# [WHAT TO PRODUCE]
Quote every line below exactly and skip any picture.

# [RECORDED DATA]
[Start]

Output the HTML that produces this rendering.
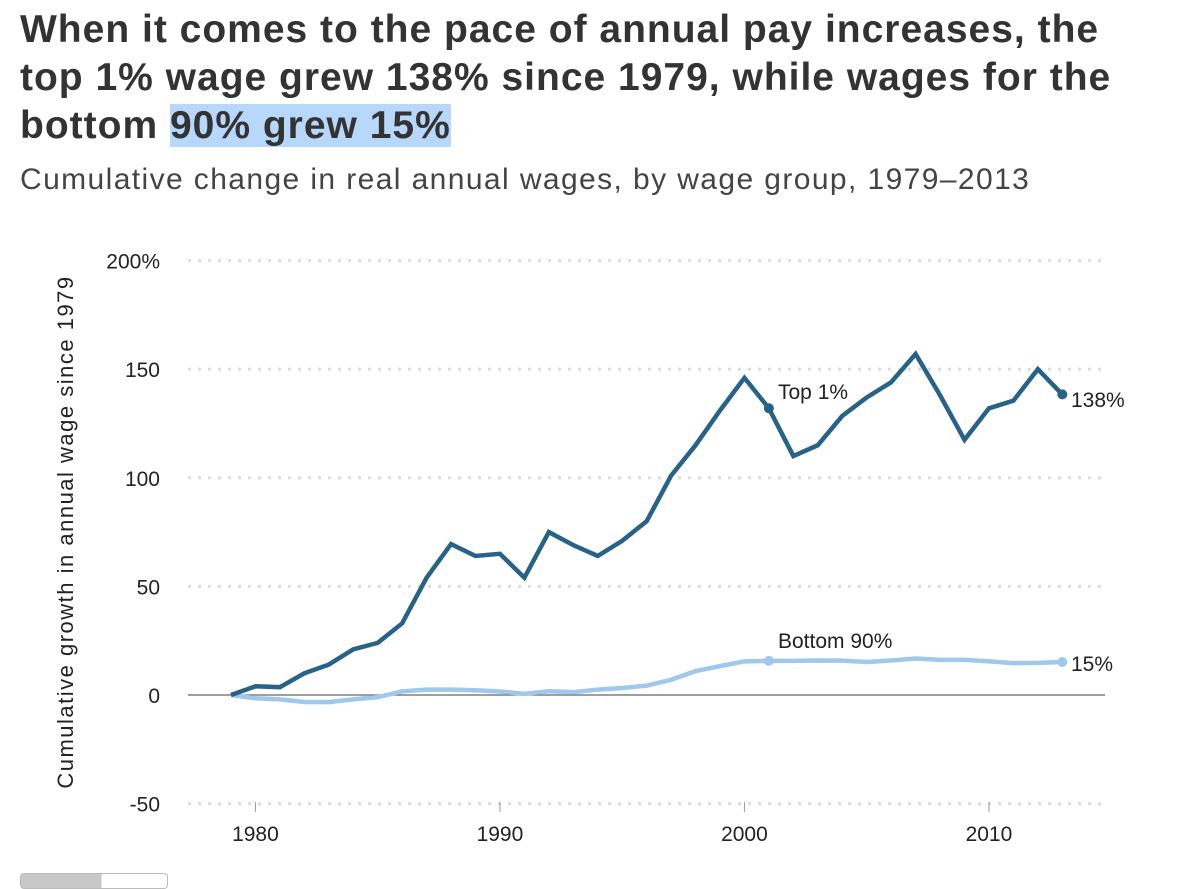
<!DOCTYPE html>
<html><head><meta charset="utf-8"><style>
body{margin:0;width:1200px;height:881px;background:#fff;font-family:"Liberation Sans",sans-serif;overflow:hidden;position:relative}
h1{position:absolute;left:20px;top:6px;margin:0;font-size:39px;line-height:48px;font-weight:bold;color:#333;width:1110px;letter-spacing:1px}
.hl{background:#b7d8fb}
.sub{position:absolute;left:20px;top:163px;font-size:30px;letter-spacing:1.4px;color:#444}
svg{position:absolute;left:0;top:0}
</style></head><body>
<h1>When it comes to the pace of annual pay increases, the top 1% wage grew 138% since 1979, while wages for the bottom <span class="hl">90% grew 15%</span></h1>
<div class="sub">Cumulative change in real annual wages, by wage group, 1979–2013</div>
<svg id="c" width="1200" height="881"></svg>
<div style="position:absolute;left:20px;top:873px;width:146px;height:14px;border:1px solid #bbb;border-radius:4px;background:linear-gradient(to right,#c8c8c8 55%,#fff 55%)"></div>
<script>
const years=[];for(let y=1979;y<=2013;y++)years.push(y);
const top1=[0,4,3.6,10,14,21,24,33,54,69.5,64,65,54,75,69,64,71,80,101,115,131,146,132,110,115,128.5,137,144,157,138,117.5,132,135.5,150,138.4];
const bottom90=[0,-1.5,-2,-3.2,-3.3,-2,-1,1.7,2.5,2.5,2.2,1.6,0.5,1.7,1.3,2.5,3.2,4.3,7,11,13.3,15.5,15.7,15.7,15.9,15.8,15.2,15.9,16.8,16.2,16.2,15.5,14.7,14.8,15.2];
const yTicks=[200,150,100,50,0,-50];
const yTickLabels=["200%","150","100","50","0","-50"];
const xTicks=[1980,1990,2000,2010];
const svg=document.getElementById('c');const NS='http://www.w3.org/2000/svg';
const X=v=>231+(v-1979)*24.45;
const Y=v=>695-v*2.172;
function mk(t,a,p){const e=document.createElementNS(NS,t);for(const k in a)e.setAttribute(k,a[k]);(p||svg).appendChild(e);return e;}
yTicks.forEach((t,i)=>{
 let l;
 if(t===0){l=mk('line',{x1:188,x2:1105,y1:Y(t),y2:Y(t),stroke:'#666','stroke-width':1.2});}
 else{l=mk('line',{x1:188,x2:1105,y1:Y(t),y2:Y(t),stroke:'#ddd','stroke-width':3,'stroke-dasharray':'3 7'});}
 
 
 const tx=mk('text',{x:160,y:Y(t)+8,'text-anchor':'end','font-size':21,fill:'#222'});tx.textContent=yTickLabels[i];
 
 
});
xTicks.forEach(t=>{
 const tk=mk('line',{x1:X(t),x2:X(t),y1:802,y2:812,stroke:'#999','stroke-width':1});
 
 
 const tx=mk('text',{x:X(t),y:841,'text-anchor':'middle','font-size':21,fill:'#222'});tx.textContent=t;
 
 
});
const yt=mk('text',{transform:'translate(73,532) rotate(-90)','text-anchor':'middle','font-size':22,'letter-spacing':1.5,fill:'#222'});yt.textContent='Cumulative growth in annual wage since 1979';


function series(vals,color,name){
 const p=mk('polyline',{points:vals.map((v,i)=>X(years[i])+','+Y(v)).join(' '),fill:'none',stroke:color,'stroke-width':4.5,'stroke-linejoin':'miter'});
 
 
 [22,34].forEach(i=>{const c=mk('circle',{cx:X(years[i]),cy:Y(vals[i]),r:5,fill:color});
 
 });
}
series(bottom90,'#9ec8ec','bottom-90-line');
series(top1,'#276288','top-1-line');
function lab(x,y,t,n){const e=mk('text',{x:x,y:y,'font-size':21,fill:'#222'});e.textContent=t;
 
 }
lab(778,399,'Top 1%','top-1-label');
lab(1071,407,Math.round(top1[34])+'%','top-1-end-label');
lab(778,648,'Bottom 90%','bottom-90-label');
lab(1071,671,Math.round(bottom90[34])+'%','bottom-90-end-label');
</script>
</body></html>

[End]

# [WRITTEN ANSWER]
Output the HTML that produces this rendering.
<!DOCTYPE html>
<html><head><meta charset="utf-8"><style>
body{margin:0;width:1200px;height:881px;background:#fff;font-family:"Liberation Sans",sans-serif;overflow:hidden;position:relative}
h1{position:absolute;left:20px;top:6px;margin:0;font-size:39px;line-height:48px;font-weight:bold;color:#333;width:1110px;letter-spacing:1px}
.hl{background:#b7d8fb}
.sub{position:absolute;left:20px;top:163px;font-size:30px;letter-spacing:1.4px;color:#444}
svg{position:absolute;left:0;top:0}
</style></head><body>
<h1>When it comes to the pace of annual pay increases, the top 1% wage grew 138% since 1979, while wages for the bottom <span class="hl">90% grew 15%</span></h1>
<div class="sub">Cumulative change in real annual wages, by wage group, 1979–2013</div>
<svg id="c" width="1200" height="881"></svg>
<div style="position:absolute;left:20px;top:873px;width:146px;height:14px;border:1px solid #bbb;border-radius:4px;background:linear-gradient(to right,#c8c8c8 55%,#fff 55%)"></div>
<script>
const years=[];for(let y=1979;y<=2013;y++)years.push(y);
const top1=[0,4,3.6,10,14,21,24,33,54,69.5,64,65,54,75,69,64,71,80,101,115,131,146,132,110,115,128.5,137,144,157,138,117.5,132,135.5,150,138.4];
const bottom90=[0,-1.5,-2,-3.2,-3.3,-2,-1,1.7,2.5,2.5,2.2,1.6,0.5,1.7,1.3,2.5,3.2,4.3,7,11,13.3,15.5,15.7,15.7,15.9,15.8,15.2,15.9,16.8,16.2,16.2,15.5,14.7,14.8,15.2];
const yTicks=[200,150,100,50,0,-50];
const yTickLabels=["200%","150","100","50","0","-50"];
const xTicks=[1980,1990,2000,2010];
const svg=document.getElementById('c');const NS='http://www.w3.org/2000/svg';
const X=v=>231+(v-1979)*24.45;
const Y=v=>695-v*2.172;
function mk(t,a,p){const e=document.createElementNS(NS,t);for(const k in a)e.setAttribute(k,a[k]);(p||svg).appendChild(e);return e;}
yTicks.forEach((t,i)=>{
 let l;
 if(t===0){l=mk('line',{x1:188,x2:1105,y1:Y(t),y2:Y(t),stroke:'#666','stroke-width':1.2});}
 else{l=mk('line',{x1:188,x2:1105,y1:Y(t),y2:Y(t),stroke:'#ddd','stroke-width':3,'stroke-dasharray':'3 7'});}
 
 
 const tx=mk('text',{x:160,y:Y(t)+8,'text-anchor':'end','font-size':21,fill:'#222'});tx.textContent=yTickLabels[i];
 
 
});
xTicks.forEach(t=>{
 const tk=mk('line',{x1:X(t),x2:X(t),y1:802,y2:812,stroke:'#999','stroke-width':1});
 
 
 const tx=mk('text',{x:X(t),y:841,'text-anchor':'middle','font-size':21,fill:'#222'});tx.textContent=t;
 
 
});
const yt=mk('text',{transform:'translate(73,532) rotate(-90)','text-anchor':'middle','font-size':22,'letter-spacing':1.5,fill:'#222'});yt.textContent='Cumulative growth in annual wage since 1979';


function series(vals,color,name){
 const p=mk('polyline',{points:vals.map((v,i)=>X(years[i])+','+Y(v)).join(' '),fill:'none',stroke:color,'stroke-width':4.5,'stroke-linejoin':'miter'});
 
 
 [22,34].forEach(i=>{const c=mk('circle',{cx:X(years[i]),cy:Y(vals[i]),r:5,fill:color});
 
 });
}
series(bottom90,'#9ec8ec','bottom-90-line');
series(top1,'#276288','top-1-line');
function lab(x,y,t,n){const e=mk('text',{x:x,y:y,'font-size':21,fill:'#222'});e.textContent=t;
 
 }
lab(778,399,'Top 1%','top-1-label');
lab(1071,407,Math.round(top1[34])+'%','top-1-end-label');
lab(778,648,'Bottom 90%','bottom-90-label');
lab(1071,671,Math.round(bottom90[34])+'%','bottom-90-end-label');
</script>
</body></html>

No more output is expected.